Debatte zur Entkriminalisierung Länder streiten über Schwarzfahrer

Fahrkartenkontrolle in Hamburg
Foto: Daniel Reinhardt / picture alliance / Daniel Reinhardt/dpaDie Länderjustizminister streiten, ob die Strafbarkeit des Schwarzfahrens noch zeitgemäß ist. Wer ohne Fahrschein fährt, dem kann wegen des "Erschleichens von Beförderungsleistungen" im Wiederholungsfall sogar eine Freiheitsstrafe drohen.
Mehrere Länder, darunter Nordrhein-Westfalen, Hamburg und Brandenburg, wollen nach Informationen des SPIEGEL den Strafparagrafen aufweichen oder streichen. "Ich bin dafür, dass Schwarzfahren als Ordnungswidrigkeit geahndet wird. Das Strafrecht ist offensichtlich kein geeignetes Instrument, um solche Delikte zu verhindern", sagt Brandenburgs Justizminister Stefan Ludwig (Linke). (Diese Meldung stammt aus dem SPIEGEL. Den neuen SPIEGEL finden Sie hier.)
Auch sein Thüringer Kollege Dieter Lauinger (Grüne), Vorsitzender der Justizministerkonferenz, zweifelt an der "Sinnhaftigkeit" von Freiheitsstrafen für Schwarzfahrer, heißt es aus seinem Hause. Berlins Justizsenator Dirk Behrendt (Grüne) hatte bereits kurz vor Beginn seiner Amtszeit Anfang Dezember 2016 vorgeschlagen, wiederholtes Schwarzfahren nicht mehr als Straftat zu verfolgen. Die Minister von NRW, Peter Biesenbach (CDU), und Hamburg, Till Steffen (Grüne), nennen als Argumente für eine Reform die hohen Justizkosten und Gerechtigkeitsgründe - Verkehrsbetriebe sollten wirksame Zugangskontrollen einführen.
"Man würde den Ehrlichen zum Dummen machen"
Widerstand leisten unter anderem Bayern und Hessen. Die Reformpläne wären "eine Kapitulation des Staates vor den Massendelikten", warnt Hessens Ministerin Eva Kühne-Hörmann (CDU). "Schwarzfahren muss weiter strafbar bleiben, denn eine Entkriminalisierung würde weder zu einer Entlastung der Justiz noch zu mehr Sicherheit und Prävention führen. Man würde den Ehrlichen zum Dummen machen. So verliert der Rechtsstaat seine Glaubwürdigkeit und damit seine Akzeptanz."

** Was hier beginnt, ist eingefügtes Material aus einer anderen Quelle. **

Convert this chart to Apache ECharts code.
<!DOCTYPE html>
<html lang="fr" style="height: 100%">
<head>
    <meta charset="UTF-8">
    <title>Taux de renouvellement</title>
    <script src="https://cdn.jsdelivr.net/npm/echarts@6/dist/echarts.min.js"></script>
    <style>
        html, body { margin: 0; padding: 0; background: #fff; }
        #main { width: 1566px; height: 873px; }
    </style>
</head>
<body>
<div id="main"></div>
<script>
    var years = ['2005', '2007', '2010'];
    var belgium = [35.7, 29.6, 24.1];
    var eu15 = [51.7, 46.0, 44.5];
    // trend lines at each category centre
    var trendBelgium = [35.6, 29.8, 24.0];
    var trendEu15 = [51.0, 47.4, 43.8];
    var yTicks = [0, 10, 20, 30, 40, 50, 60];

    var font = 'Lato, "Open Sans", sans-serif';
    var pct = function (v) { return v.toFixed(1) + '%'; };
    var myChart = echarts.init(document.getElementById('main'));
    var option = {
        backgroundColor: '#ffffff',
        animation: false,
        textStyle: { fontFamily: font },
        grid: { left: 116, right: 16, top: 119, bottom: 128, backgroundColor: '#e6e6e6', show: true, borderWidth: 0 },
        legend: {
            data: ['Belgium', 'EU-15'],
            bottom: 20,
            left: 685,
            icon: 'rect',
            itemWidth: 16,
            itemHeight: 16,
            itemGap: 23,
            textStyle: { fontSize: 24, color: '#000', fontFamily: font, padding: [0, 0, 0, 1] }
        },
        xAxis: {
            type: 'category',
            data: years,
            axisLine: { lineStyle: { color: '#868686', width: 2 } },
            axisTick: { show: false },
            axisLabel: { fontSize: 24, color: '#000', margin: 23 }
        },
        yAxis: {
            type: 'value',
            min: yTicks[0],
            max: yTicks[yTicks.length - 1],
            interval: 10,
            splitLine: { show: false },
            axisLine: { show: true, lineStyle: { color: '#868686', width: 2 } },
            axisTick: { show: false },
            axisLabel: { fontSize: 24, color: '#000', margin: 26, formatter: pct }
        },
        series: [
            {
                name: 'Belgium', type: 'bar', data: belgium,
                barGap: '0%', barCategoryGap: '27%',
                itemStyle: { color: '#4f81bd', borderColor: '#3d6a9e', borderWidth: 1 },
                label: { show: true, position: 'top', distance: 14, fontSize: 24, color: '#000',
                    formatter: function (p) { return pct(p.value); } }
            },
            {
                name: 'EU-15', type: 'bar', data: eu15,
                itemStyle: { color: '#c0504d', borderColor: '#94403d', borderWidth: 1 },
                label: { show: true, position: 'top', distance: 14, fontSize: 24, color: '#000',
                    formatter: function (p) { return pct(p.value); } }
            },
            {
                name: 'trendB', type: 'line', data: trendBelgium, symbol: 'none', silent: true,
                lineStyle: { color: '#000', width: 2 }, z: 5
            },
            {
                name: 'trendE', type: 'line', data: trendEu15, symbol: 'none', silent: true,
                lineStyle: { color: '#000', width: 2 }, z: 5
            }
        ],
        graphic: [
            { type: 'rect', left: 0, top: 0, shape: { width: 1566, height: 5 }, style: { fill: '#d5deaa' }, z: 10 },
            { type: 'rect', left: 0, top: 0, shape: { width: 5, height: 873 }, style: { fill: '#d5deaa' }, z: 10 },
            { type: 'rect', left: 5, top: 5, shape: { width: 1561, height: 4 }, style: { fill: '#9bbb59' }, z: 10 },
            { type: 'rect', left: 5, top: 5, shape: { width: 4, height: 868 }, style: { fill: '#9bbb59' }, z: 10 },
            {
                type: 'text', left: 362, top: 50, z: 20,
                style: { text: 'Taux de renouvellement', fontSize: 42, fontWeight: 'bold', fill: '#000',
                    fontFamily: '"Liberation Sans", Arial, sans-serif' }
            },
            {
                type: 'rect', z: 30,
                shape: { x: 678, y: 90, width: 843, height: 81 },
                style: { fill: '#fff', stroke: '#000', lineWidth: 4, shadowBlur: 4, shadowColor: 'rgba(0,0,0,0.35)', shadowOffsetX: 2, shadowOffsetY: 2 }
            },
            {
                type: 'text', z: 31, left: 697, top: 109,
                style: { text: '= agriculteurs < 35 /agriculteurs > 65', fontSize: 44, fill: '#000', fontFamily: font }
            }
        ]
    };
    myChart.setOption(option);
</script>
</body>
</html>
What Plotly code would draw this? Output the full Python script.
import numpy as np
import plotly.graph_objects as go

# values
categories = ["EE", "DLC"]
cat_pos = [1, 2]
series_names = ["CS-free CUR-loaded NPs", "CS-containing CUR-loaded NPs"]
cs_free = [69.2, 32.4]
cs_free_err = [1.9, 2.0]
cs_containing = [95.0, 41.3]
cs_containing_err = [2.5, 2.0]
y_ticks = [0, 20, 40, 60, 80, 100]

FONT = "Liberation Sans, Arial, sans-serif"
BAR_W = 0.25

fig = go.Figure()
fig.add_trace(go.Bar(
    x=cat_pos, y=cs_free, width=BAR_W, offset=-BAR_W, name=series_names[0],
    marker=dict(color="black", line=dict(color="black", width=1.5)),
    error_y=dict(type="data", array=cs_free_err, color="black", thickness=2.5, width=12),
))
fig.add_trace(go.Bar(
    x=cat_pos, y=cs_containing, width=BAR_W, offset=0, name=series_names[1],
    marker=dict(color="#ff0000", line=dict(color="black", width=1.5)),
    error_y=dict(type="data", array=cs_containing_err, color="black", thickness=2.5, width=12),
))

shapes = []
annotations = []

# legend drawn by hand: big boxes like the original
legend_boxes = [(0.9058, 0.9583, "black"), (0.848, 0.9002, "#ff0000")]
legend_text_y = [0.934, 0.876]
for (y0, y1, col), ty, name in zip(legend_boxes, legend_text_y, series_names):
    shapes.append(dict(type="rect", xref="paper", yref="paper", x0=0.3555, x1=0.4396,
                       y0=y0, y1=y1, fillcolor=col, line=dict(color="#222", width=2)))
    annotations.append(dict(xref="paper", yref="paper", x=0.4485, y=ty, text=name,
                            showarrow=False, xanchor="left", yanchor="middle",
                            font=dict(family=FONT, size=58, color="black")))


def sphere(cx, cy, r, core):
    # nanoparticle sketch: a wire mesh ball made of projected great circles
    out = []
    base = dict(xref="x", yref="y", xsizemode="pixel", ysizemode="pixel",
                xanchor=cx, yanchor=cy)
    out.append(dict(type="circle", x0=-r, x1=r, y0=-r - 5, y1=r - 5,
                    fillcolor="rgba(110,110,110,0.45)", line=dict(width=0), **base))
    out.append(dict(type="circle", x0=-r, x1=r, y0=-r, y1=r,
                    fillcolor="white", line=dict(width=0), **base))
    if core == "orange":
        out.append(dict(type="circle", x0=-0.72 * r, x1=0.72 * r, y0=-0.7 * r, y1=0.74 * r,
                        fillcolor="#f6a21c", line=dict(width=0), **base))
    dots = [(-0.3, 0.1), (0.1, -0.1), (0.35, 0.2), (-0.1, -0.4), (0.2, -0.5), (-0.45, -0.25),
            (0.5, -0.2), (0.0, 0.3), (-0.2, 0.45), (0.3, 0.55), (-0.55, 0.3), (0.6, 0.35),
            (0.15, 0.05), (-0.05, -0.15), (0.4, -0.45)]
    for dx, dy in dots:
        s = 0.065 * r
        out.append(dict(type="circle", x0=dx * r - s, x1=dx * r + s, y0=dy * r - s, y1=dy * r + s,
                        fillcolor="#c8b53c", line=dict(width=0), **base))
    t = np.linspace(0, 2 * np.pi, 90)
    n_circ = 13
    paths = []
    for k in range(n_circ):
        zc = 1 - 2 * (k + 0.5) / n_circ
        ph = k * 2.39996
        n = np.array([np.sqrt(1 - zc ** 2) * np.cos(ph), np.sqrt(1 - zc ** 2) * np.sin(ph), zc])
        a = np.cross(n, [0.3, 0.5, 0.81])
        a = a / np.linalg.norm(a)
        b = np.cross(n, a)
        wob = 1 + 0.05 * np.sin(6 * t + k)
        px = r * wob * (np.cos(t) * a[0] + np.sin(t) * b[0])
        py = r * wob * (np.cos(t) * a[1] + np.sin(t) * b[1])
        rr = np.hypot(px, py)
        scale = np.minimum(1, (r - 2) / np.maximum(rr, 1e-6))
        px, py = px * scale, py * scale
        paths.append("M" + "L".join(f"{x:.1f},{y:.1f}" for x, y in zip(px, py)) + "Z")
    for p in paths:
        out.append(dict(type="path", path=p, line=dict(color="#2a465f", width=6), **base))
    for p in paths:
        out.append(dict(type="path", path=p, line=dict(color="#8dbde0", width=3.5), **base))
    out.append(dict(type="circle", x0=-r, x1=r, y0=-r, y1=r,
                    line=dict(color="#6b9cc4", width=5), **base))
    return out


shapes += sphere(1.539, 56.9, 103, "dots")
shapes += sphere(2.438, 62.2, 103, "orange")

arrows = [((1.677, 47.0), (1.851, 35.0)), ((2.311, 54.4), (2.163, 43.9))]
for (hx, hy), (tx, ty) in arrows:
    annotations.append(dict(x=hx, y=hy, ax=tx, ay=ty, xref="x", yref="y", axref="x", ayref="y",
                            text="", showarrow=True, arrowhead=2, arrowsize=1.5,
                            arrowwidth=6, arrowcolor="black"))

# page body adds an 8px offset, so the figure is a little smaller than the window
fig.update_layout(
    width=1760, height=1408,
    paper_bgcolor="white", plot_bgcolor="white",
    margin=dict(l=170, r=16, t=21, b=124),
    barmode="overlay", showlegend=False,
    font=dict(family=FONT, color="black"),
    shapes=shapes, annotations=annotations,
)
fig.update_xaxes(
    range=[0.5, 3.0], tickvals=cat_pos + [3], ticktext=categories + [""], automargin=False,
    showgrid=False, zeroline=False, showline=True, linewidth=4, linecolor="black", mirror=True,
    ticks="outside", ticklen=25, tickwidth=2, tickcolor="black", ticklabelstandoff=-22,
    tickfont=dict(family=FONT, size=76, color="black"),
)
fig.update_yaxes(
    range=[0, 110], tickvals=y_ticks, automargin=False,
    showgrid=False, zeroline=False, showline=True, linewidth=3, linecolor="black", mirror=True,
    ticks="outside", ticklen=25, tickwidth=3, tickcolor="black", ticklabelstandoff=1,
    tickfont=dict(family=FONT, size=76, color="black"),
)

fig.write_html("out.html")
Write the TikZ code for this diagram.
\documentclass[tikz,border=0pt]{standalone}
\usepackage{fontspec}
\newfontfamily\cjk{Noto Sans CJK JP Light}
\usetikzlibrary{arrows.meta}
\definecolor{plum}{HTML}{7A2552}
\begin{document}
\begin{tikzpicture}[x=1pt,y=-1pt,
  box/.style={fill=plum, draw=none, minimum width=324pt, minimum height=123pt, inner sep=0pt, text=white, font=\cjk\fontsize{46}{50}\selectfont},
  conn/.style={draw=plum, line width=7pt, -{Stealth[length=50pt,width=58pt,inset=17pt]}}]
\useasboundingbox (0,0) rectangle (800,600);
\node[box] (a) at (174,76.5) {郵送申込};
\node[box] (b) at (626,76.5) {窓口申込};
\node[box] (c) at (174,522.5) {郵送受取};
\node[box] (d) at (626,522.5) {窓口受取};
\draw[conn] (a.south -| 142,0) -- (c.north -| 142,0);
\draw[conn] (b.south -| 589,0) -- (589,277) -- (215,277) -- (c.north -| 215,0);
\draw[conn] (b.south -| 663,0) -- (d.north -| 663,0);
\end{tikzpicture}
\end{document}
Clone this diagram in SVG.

Auch Barbara Havliza (CDU), einst Richterin am Düsseldorfer Oberlandesgericht und aktuelle niedersächsische Justizministerin, hatte jüngst im Gespräch mit SPIEGEL ONLINE auch in Bezug auf Schwarzfahren gesagt, sie sei "entschieden dagegen, Justiz und Polizei zu entlasten, indem man Kriminalität bagatellisiert". Das wäre "ein Armutszeugnis für den Rechtsstaat".
In die Debatte über eine Entkriminalisierung hatte sich Anfang Januar auch Jens Gnisa eingeschaltet. Der Vorsitzende des Deutschen Richterbundes regte an, den Straftatbestand des Schwarzfahrens zu überprüfen. Zugangskontrollen der Betreiber seien der beste Weg, um Schwarzfahrten mit Bahnen und Bussen effektiv zu verhindern und die Strafjustiz zu entlasten. "Wenn sie das aus betriebswirtschaftlichen Erwägungen heraus nicht tun, dann darf nicht der Steuerzahler als Lückenbüßer herhalten." Dieser Ansicht ist auch der Deutsche Anwaltverein.
Schwarzfahrer landen nicht nur im Gefängnis, weil sie wiederholt ohne Ticket erwischt wurden. Sondern auch, weil sie wegen Schwarzfahrens zu einer Geldstrafe verurteilt wurden, diese aber nicht bezahlen können oder wollen. In solchen Fällen müssen sie eine Ersatzfreiheitsstrafe verbüßen.